* [Written request] Return precisely the span of lines from the top of the material below to the line containing "and +(0,117) .. (idle.south);", both included. Pictures are excluded.
***
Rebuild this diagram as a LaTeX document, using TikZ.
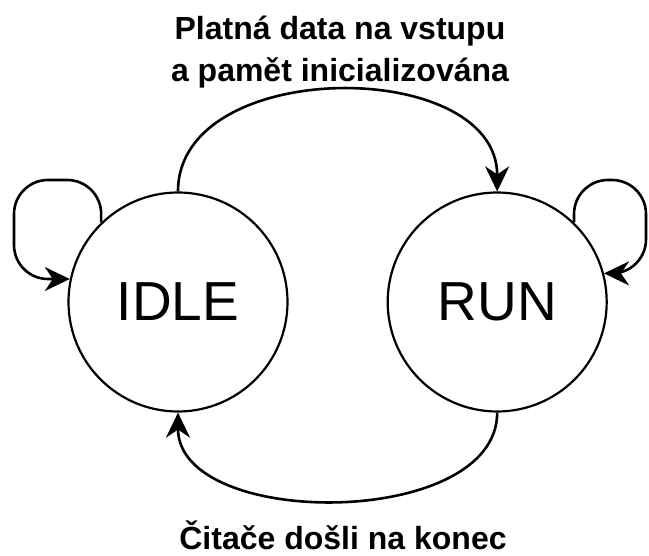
\documentclass[tikz,border=0pt]{standalone}
\usepackage{fontspec}
\setmainfont{Liberation Sans}
\usetikzlibrary{arrows.meta,positioning}

\begin{document}
\begin{tikzpicture}[x=1pt,y=-1pt,
    mode/.style={draw,circle,line width=2.2pt,minimum size=219pt,inner sep=0pt,
        font=\fontsize{55}{55}\selectfont},
    trans/.style={-{Stealth[length=25pt,width=24pt,inset=8pt]},line width=2.6pt},
    loopback/.style={trans,rounded corners=34pt},
    cond/.style={inner sep=0pt,align=center,font=\bfseries\fontsize{32}{42}\selectfont}]

\useasboundingbox (0,0) rectangle (649,556);

\node [mode] (idle) at (178,302) {IDLE};
\node [mode] (run) [right=98pt of idle] {RUN};

% self loops
\coordinate (idleloop) at (14,180);
\coordinate (runloop) at (646,180);
\draw [loopback] (idle.134) |- (idleloop) |- (idle.168);
\draw [loopback] (run.46) |- (runloop) |- (run.15);

% idle -> run and back
\draw [trans] (idle.north) .. controls +(0,-135) and +(0,-135) .. (run.north);
\draw [trans] (run.south) .. controls +(0,117) and +(0,117) .. (idle.south);

\node [cond, anchor=base] (start) at (340,82) {Platná data na vstupu\\a pamět inicializována};
\node [cond, anchor=base] (done) at (343,550) {Čitače došli na konec};

\end{tikzpicture}
\end{document}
***
* [Exercise response]
Rebuild this diagram as a LaTeX document, using TikZ.
\documentclass[tikz,border=0pt]{standalone}
\usepackage{fontspec}
\setmainfont{Liberation Sans}
\usetikzlibrary{arrows.meta,positioning}

\begin{document}
\begin{tikzpicture}[x=1pt,y=-1pt,
    mode/.style={draw,circle,line width=2.2pt,minimum size=219pt,inner sep=0pt,
        font=\fontsize{55}{55}\selectfont},
    trans/.style={-{Stealth[length=25pt,width=24pt,inset=8pt]},line width=2.6pt},
    loopback/.style={trans,rounded corners=34pt},
    cond/.style={inner sep=0pt,align=center,font=\bfseries\fontsize{32}{42}\selectfont}]

\useasboundingbox (0,0) rectangle (649,556);

\node [mode] (idle) at (178,302) {IDLE};
\node [mode] (run) [right=98pt of idle] {RUN};

% self loops
\coordinate (idleloop) at (14,180);
\coordinate (runloop) at (646,180);
\draw [loopback] (idle.134) |- (idleloop) |- (idle.168);
\draw [loopback] (run.46) |- (runloop) |- (run.15);

% idle -> run and back
\draw [trans] (idle.north) .. controls +(0,-135) and +(0,-135) .. (run.north);
\draw [trans] (run.south) .. controls +(0,117) and +(0,117) .. (idle.south);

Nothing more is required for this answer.